Explore Manaus

Explore Manaus
The jungle awaits! If seeing the Amazon rainforest has been on your dream list then Manaus is where you’re headed.

As the starting point for any jungle river tour, Manaus often takes people by surprise because of its size and location. 900 miles inland from the Atlantic Coast, and smack dab in the middle of Brazil, lies this city of 1.7 million people. Yup! You read correctly. Manaus is Brazil’s 7th largest urban city, and historically the world’s leader in rubber exports (as in latex from the tree!). Now its popularity comes from ecotourism generated by Amazon tours and from being a free-trade zone.

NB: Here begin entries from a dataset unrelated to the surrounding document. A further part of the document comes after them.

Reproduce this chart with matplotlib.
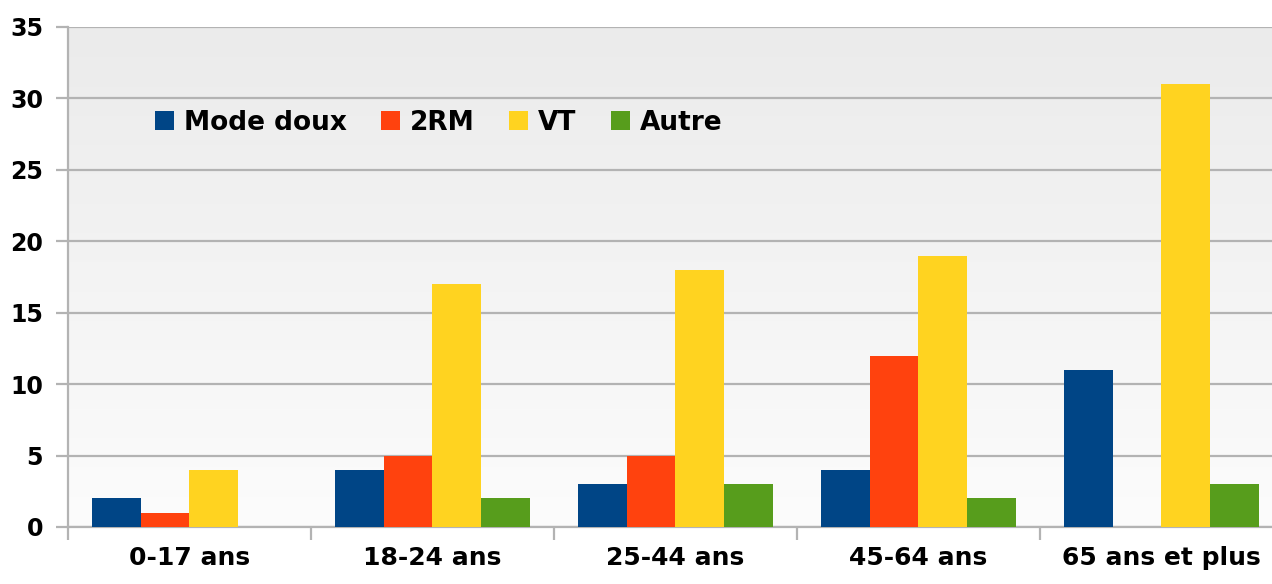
import matplotlib.pyplot as plt
import numpy as np

# Tranches d'âge et valeurs par mode
categories = ['0-17 ans', '18-24 ans', '25-44 ans', '45-64 ans', '65 ans et plus']
series_names = ['Mode doux', '2RM', 'VT', 'Autre']
mode_doux = [2, 4, 3, 4, 11]
deux_rm = [1, 5, 5, 12, 0]
vt = [4, 17, 18, 19, 31]
autre = [0, 2, 3, 2, 3]
colors = ['#004586', '#ff420e', '#ffd320', '#579d1c']

plt.rcParams['font.family'] = 'DejaVu Sans'
plt.rcParams['font.weight'] = 'bold'

fig = plt.figure(figsize=(12.72, 5.84), dpi=100)
ax = fig.add_axes([68 / 1272, 1 - 527 / 584, 1 - 68 / 1272, 500 / 584])

# fond en dégradé gris clair
grad = np.linspace(0, 1, 256).reshape(-1, 1)
ax.imshow(grad, cmap=plt.matplotlib.colors.LinearSegmentedColormap.from_list('bg', ['#ebebeb', '#fcfcfc']),
          extent=[0, 1, 0, 1], transform=ax.transAxes, aspect='auto', zorder=0)

x = np.arange(len(categories))
width = 0.2
data = [mode_doux, deux_rm, vt, autre]
for i, (name, vals) in enumerate(zip(series_names, data)):
    ax.bar(x - 0.3 + i * width, vals, width, color=colors[i], label=name, zorder=3)

ax.set_xlim(-0.5, 4.455)
ax.set_ylim(0, 35)
ax.set_yticks(range(0, 36, 5))
ax.grid(axis='y', color='#b3b3b3', linewidth=1.6, zorder=1)
ax.set_axisbelow(True)

for s in ['top', 'right']:
    ax.spines[s].set_visible(False)
ax.spines['left'].set_color('#b3b3b3')
ax.spines['left'].set_linewidth(1.6)
ax.spines['bottom'].set_color('#b3b3b3')
ax.spines['bottom'].set_linewidth(1.6)

ax.set_xticks(x)
ax.set_xticklabels(categories, fontsize=18, fontweight='bold')
ax.set_xticks(np.arange(-0.5, 4.5, 1), minor=True)
ax.tick_params(axis='x', which='major', length=0, pad=14)
ax.tick_params(axis='x', which='minor', length=9, width=1.6, color='#b3b3b3')
ax.tick_params(axis='y', length=9, width=1.6, color='#b3b3b3', pad=9, labelsize=17)
for lab in ax.get_yticklabels():
    lab.set_fontweight('bold')

ax.legend(loc='center left', bbox_to_anchor=(0.072, 0.808), ncol=4, frameon=False,
          fontsize=19, handlelength=0.72, handleheight=0.72, handletextpad=0.38,
          columnspacing=1.3, borderpad=0, borderaxespad=0,
          prop={'weight': 'bold', 'size': 19})

plt.savefig('out.png', dpi=100)
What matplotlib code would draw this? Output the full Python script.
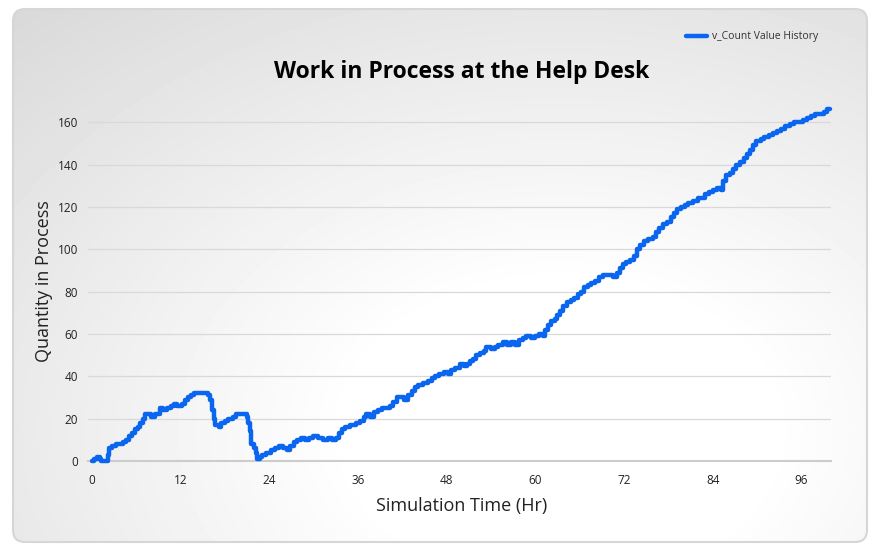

The Amazon Theatre (Opera House)
Meeting of the Waters
Riverside house in the Amazon

Places to Visit in Manaus

  • Manaus Opera House
  • Palacio Rio Negro
  • Arena Amazonia Jau national Park
  • Praia da Lua

Unique Things to See and Do in Manaus

  • Take a boat trip up the Amazon
  • Witness the Meeting of the Waters
  • Sleep in a jungle hut in the middle of the rainforest
  • Take an aerial photo of the  Anavilhanas Archipelago
  • Eat at least 4 different kinds of fish (2000 species here!)
  • See the giant lily pads at the Parque Ecologico Januari


Exploring Manaus is like touring any other busy modern city in Brazil, but with a few unique exceptions.

One is the Meeting of the Waters. How many cities in the world have something as astonishing as this? The city is situated along the Rio Negro, a river with dark waters,  and the Rio Solimoes, a river with sandy coloured water. Where the two rivers meet to converge into one, the waters don’t mix. For 6km you can see both coloured waters running side by side. One dark and one light. This is one of those times when taking a helicopter tour and boat tour are both well worth it. Seeing this sight from each perspective is fascinating.

The second unique feature is the history of European influence. The legacy left behind from the days of the rubber trade barons are some beautiful monuments of European culture that were built during the 17th and 18th centuries, such as the Teatro Amazonas – a replica of the Grand Opera de Paris. Another popular sight is the Mercado Municipal, a market that mimics Les Halles in Paris. What makes this unique (since Europeans have left their mark in most countries around the world) is that the materials needed to build these structures were often brought in. They even hauled iron works in from Europe. That’s no small venture!

Getting around Manaus

As most people are surprised by the size and urban sprawl of the city, you’ll be happy to hear the public transit is extensive too. Public buses are cheap and travel to most places. For those with a limited amount of time the taxis here are also inexpensive and accessible from most streets. There are meters with set rates which is your best option, but many drivers will “decide” on a flat rate for tourist – often inflated. Confirm your price before you get in. Renting a car is another option, but NOT advised. If you must rent a car get the highest amount of coverage on your insurance and double check that the seatbelts work. Some highways are not fully paved which will make access next to impossible during the rainy season.

Did you know…?

The lily pads in the Amazon can grow to 2.5 meters across! (8 feet!)

Giant Lily Pads

Did you ALSO know…?

Banana exports from Brazil account for 10% of the world’s total banana production.

Bringing bananas to market by boat

Best Time of Year to Travel to Manaus

Manaus is located in the Amazon River basin, which means it’s hot and humid with only two seasons, dry and wet. For most travellers, the best time to visit is between June and September during the dry season. June is an excellent option as the water levels are quite high. The worst time to go is during the wet months of March, April, and May. June can receive 115mm of rain whereas March sees an average of 335mm.